Я, было, нацелился на обцеловывание, но поклонник моего таланта добавил:
Вот только фразочку у Андрея Миронова «Стареет наш королек» давайте уберем. Лично для меня, по-дружески.
Но ведь ее придумал не я, а сам Шварц! — подавил я спазм в горле.
По дружески, — улыбнулся ласковый друг. — Просьба сугубо личная.
Ну, в общем-то, и не совсем личная. За время съемок, как назло, Брежнев как раз постарел.
С «корольком», плача и стеная, я расстался и потом даже смирился. Во-первых, потому, что вскоре собирался снимать «Того самого Мюнхгаузена» по пьесе Гр. Горина, а во-вторых, потому, что мой телевизионный друг, обладая известным обаянием и сочувствием, после долгих дискуссий, раздумий и мучительных сомнений все-таки оставил столь смущавшую всю редактуру «Мосфильма» песенку Миронова о бабочке, которая крылышками бяк-бяк-бяк-бяк и за которой рванул воробушек.

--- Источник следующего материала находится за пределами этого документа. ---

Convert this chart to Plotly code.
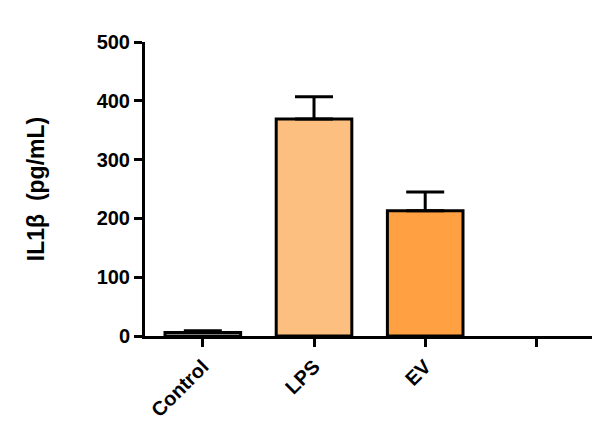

Чего это воробушек с ней сделал? — спрашивали меня редакторы «Мосфильма», сощурясь.
— Воробушек возжелал дуру-бабочку как бы скушать, — отвечал я со всей доступной мне искренностью.
— Нет, — говорили мне наиболее умные редакторы. — Он от нее другого захотел, поэтому и погнался.
Что вы! — махал я рукой на редактуру. — Тема чисто гастрономическая.
— Сексуальная.
— Гастрономическая.
Конечно, я лукавил, изворачивался, двурушничал, позорно лгал. Песня Андрея Миронова про воробушка была не просто песней — то занималась заря грядущей в России сексуальной революции.
Здесь самое время углубиться в сексуальную революцию на конкретных примерах. А я знаю такие примеры, от которых тираж этой книги резко возрастет. Но, поскольку это поток сознания, а оно, сознание, еще полностью не потеряно, хочу вернуться к тому, с чего начал. К театру в лифте.